The memoir almost reads as a self-help guide for solo dads, although at times it's more like a "what not to do" guide. Carr is at times exceptionally un-PC, heartbreakingly honest and freethinking. This book won't be for everyone, and I wouldn't be surprised if a lot of people who read it completely disagree about everything he says. For example:
"Whenever you hear a parent say 'You'll put someone's eye out with that!' on average it's the mother and when you hear a parent say 'If you stretch you could get the next branch up' it usually seems to be the father... The reason fathers underestimate risk may be that we just care less than mothers do.

This isn't to say we fathers don't care, we just don't care as much. Of course we will run into burning buildings to save our little ones, but we don't feel the scrape ourselves when they scrape their knees."

However, whether you agree or disagree with Carr's liberal views, at the very least this memoir does provide a different point of view on parenting. And it made me laugh. So what more could you want in a novel?

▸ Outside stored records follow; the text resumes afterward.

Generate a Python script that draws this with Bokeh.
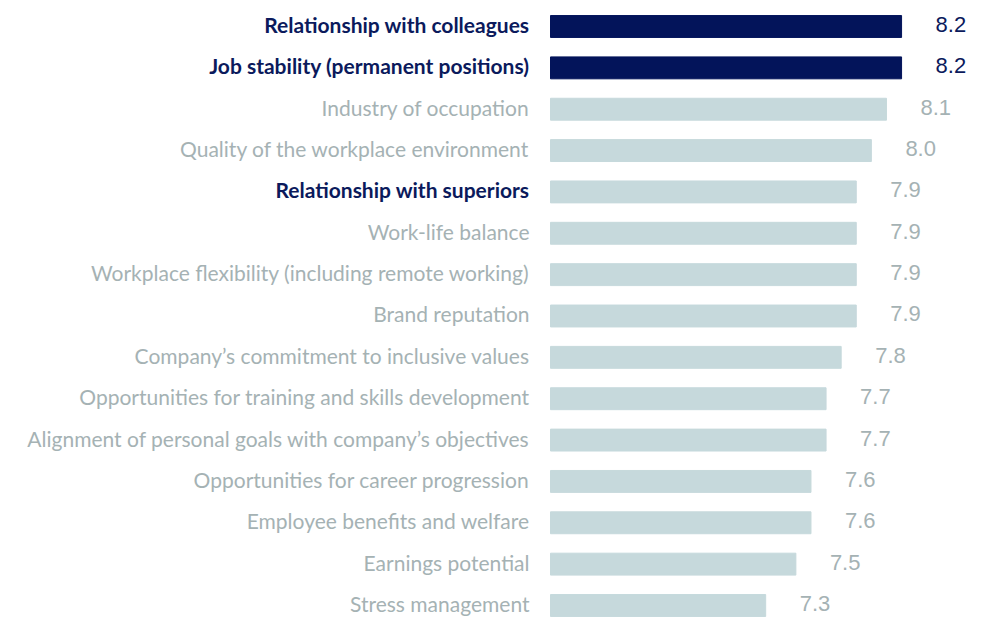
from bokeh.plotting import figure
from bokeh.models import ColumnDataSource, Range1d
from bokeh.core.properties import value
from bokeh.embed import file_html
from bokeh.resources import INLINE

categories = [
    "Relationship with colleagues",
    "Job stability (permanent positions)",
    "Industry of occupation",
    "Quality of the workplace environment",
    "Relationship with superiors",
    "Work-life balance",
    "Workplace flexibility (including remote working)",
    "Brand reputation",
    "Company\u2019s commitment to inclusive values",
    "Opportunities for training and skills development",
    "Alignment of personal goals with company\u2019s objectives",
    "Opportunities for career progression",
    "Employee benefits and welfare",
    "Earnings potential",
    "Stress management",
]
scores = [8.2, 8.2, 8.1, 8.0, 7.9, 7.9, 7.9, 7.9, 7.8, 7.7, 7.7, 7.6, 7.6, 7.5, 7.3]
bar_highlight = [True, True, False, False, False, False, False, False, False, False, False, False, False, False, False]
label_highlight = [True, True, False, False, True, False, False, False, False, False, False, False, False, False, False]

BASE = 5.875
NAVY_BAR = "#03145a"
NAVY_TXT = "#0b1a5c"
GREY_BAR = "#c6d9dc"
GREY_TXT = "#a5b2b4"

ypos = list(range(len(categories)))
src = ColumnDataSource(dict(
    y=ypos,
    cat=categories,
    val=scores,
    lab=[f"{v:.1f}" for v in scores],
    left=[BASE] * len(scores),
    bar_color=[NAVY_BAR if h else GREY_BAR for h in bar_highlight],
    val_color=[NAVY_TXT if h else GREY_TXT for h in bar_highlight],
    txt_color=[NAVY_TXT if h else GREY_TXT for h in label_highlight],
    weight=["bold" if h else "normal" for h in label_highlight],
))

W, H = 988, 617
ppu = 151.0
spacing = 41.36
x0 = BASE - 550 / ppu
p = figure(width=W, height=H, output_backend="svg", toolbar_location=None,
           x_range=Range1d(x0, x0 + W / ppu),
           y_range=Range1d(14 + (H - 605) / spacing, -26 / spacing),
           min_border=0, outline_line_color=None)
p.axis.visible = False
p.grid.visible = False
p.background_fill_color = "white"
p.border_fill_color = "white"

p.hbar(y="y", left="left", right="val", height=0.53, color="bar_color", source=src)

p.text(x="left", y="y", text="cat", source=src, text_align="right", text_baseline="middle",
       x_offset=-21, y_offset=-2, text_font=value("Lato"), text_font_size="21px",
       text_color="txt_color", text_font_style="weight")

p.text(x="val", y="y", text="lab", source=src, text_align="left", text_baseline="middle",
       x_offset=34, y_offset=-2, text_font=value("Liberation Sans"), text_font_size="22px",
       text_color="val_color")

open("out.html", "w").write(file_html(p, INLINE))
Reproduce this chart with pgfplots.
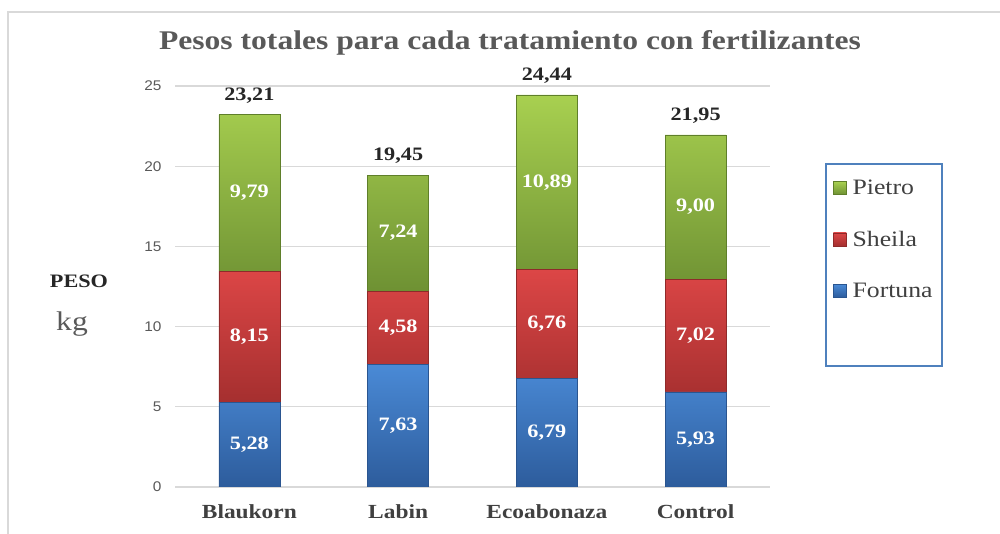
\documentclass[border=0pt]{standalone}
\usepackage{pgfplots}
\pgfplotsset{compat=1.18}
\usepackage{pgfplotstable}
\usepackage{fontspec}
\setmainfont{Liberation Serif}[FakeStretch=1.17]
\newfontfamily\ticksans{Liberation Sans}[FakeStretch=1.1]
\definecolor{titlegray}{HTML}{595959}
\definecolor{catgray}{HTML}{404040}
\definecolor{totgray}{HTML}{262626}
\definecolor{gridgray}{HTML}{D9D9D9}
\definecolor{legblue}{HTML}{4F81BD}
\definecolor{bluetop}{HTML}{4A8AD6}
\definecolor{bluebot}{HTML}{2D5C9C}
\definecolor{blueedge}{HTML}{2A5590}
\definecolor{redtop}{HTML}{DC4646}
\definecolor{redbot}{HTML}{A52F2F}
\definecolor{rededge}{HTML}{8F2A2A}
\definecolor{greentop}{HTML}{A8D050}
\definecolor{greenbot}{HTML}{6E9133}
\definecolor{greenedge}{HTML}{5F7F2A}

\pgfplotstableread{
x F S P T
0 5.28 8.15 9.79 23.21
1 7.63 4.58 7.24 19.45
2 6.79 6.76 10.89 24.44
3 5.93 7.02 9.00 21.95
}\data

\pgfplotsset{
  seglabel/.style={
    nodes near coords,
    point meta=explicit,
    nodes near coords style={anchor=center, text=white,
      font=\fontsize{19}{22}\selectfont\bfseries},
  },
  /pgf/number format/.cd, fixed, fixed zerofill, precision=2, use comma, assume math mode=true,
}

\begin{document}
\begin{tikzpicture}[x=1pt,y=1pt]
\useasboundingbox (0,0) rectangle (1000,534);
\draw[gridgray, line width=1.2pt] (8,0) -- (8,522) -- (1000,522);
\node[text=titlegray, font=\fontsize{27}{32}\selectfont\bfseries] at (510,491) {Pesos totales para cada tratamiento con fertilizantes};
\node[text=black!85, font=\fontsize{19}{22}\selectfont\bfseries] at (79,253) {PESO};
\node[text=titlegray, font=\fontsize{27}{32}\selectfont] at (72,210) {kg};
\begin{axis}[
  at={(175pt,47pt)}, anchor=south west,
  scale only axis, width=595pt, height=401pt,
  xmin=-0.5, xmax=3.5, ymin=0, ymax=25,
  ybar stacked, bar width=61pt,
  axis line style={draw=none}, tick style={draw=none},
  ymajorgrids, grid style={gridgray, line width=1.2pt},
  ytick={0,5,10,15,20,25},
  yticklabel style={font=\ticksans\fontsize{14}{17}\selectfont, text=titlegray, xshift=-10pt,
    /pgf/number format/.cd, int detect},
  xtick={0,1,2,3},
  xticklabels={Blaukorn,Labin,Ecoabonaza,Control},
  xticklabel style={font=\fontsize{20}{24}\selectfont\bfseries, text=catgray, yshift=-14pt},
  legend style={at={(1.0924,0.808)}, anchor=north west, /tikz/draw=legblue, line width=2pt,
    fill=white, font=\fontsize{22}{26}\selectfont, text=catgray, row sep=31pt,
    inner xsep=7pt, inner ysep=14pt, /tikz/every odd column/.append style={column sep=4pt}},
  legend cell align=left,
  legend image code/.code={\draw[#1, line width=0.6pt] (0pt,-6.5pt) rectangle (13pt,6.5pt);},
]
\addplot[forget plot, seglabel, top color=bluetop, bottom color=bluebot, draw=blueedge, line width=0.6pt] table[x=x, y=F, meta=F] {\data};
\addplot[forget plot, seglabel, top color=redtop, bottom color=redbot, draw=rededge, line width=0.6pt] table[x=x, y=S, meta=S] {\data};
\addplot[forget plot, seglabel, top color=greentop, bottom color=greenbot, draw=greenedge, line width=0.6pt] table[x=x, y=P, meta=P] {\data};
\addlegendimage{top color=greentop, bottom color=greenbot, draw=greenedge}
\addlegendentry{Pietro}
\addlegendimage{top color=redtop, bottom color=redbot, draw=rededge}
\addlegendentry{Sheila}
\addlegendimage{top color=bluetop, bottom color=bluebot, draw=blueedge}
\addlegendentry{Fortuna}
\addlegendimage{legend image code/.code={}}
\addlegendentry{\phantom{X}}
\end{axis}
\begin{axis}[
  at={(175pt,47pt)}, anchor=south west,
  scale only axis, width=595pt, height=401pt,
  xmin=-0.5, xmax=3.5, ymin=0, ymax=25,
  hide axis,
]
\addplot[draw=none, mark=none, nodes near coords, point meta=explicit,
  nodes near coords style={anchor=south, yshift=8pt, text=totgray, font=\fontsize{19}{22}\selectfont\bfseries}]
  table[x=x, y=T, meta=T] {\data};
\end{axis}
\end{tikzpicture}
\end{document}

WritersBlockNZ's Verdict: 7/10

 

4 comments:

N. R. Williams said...

I think father's care as much as mother's but it is expressed differently. Perhaps he needed a mother for a friend who would be able to help with that. I always like to laugh.
Nancy
N. R. Williams, fantasy author

Dawn Embers said...

I've never really read any memoirs or much in the humor section but it does sound interesting. It's a little less common to hear from a single father's point of view and that is something I would be interested in. I would imagine the structure of a memoir is different than general fiction but I don't know much about the genre to know for sure.

JJ said...

I've read a few memoirs and there's usually more structure. The reason I picked it up was because the POV was so unusual. It's definitely worth reading!

Denise Covey said...

Ha Ha. I love the sound of this book and as you say JJ the lack of structure may be deliberate to reflect the chaos in the household. Great review. I must buy it as funny stuff is hard to come by!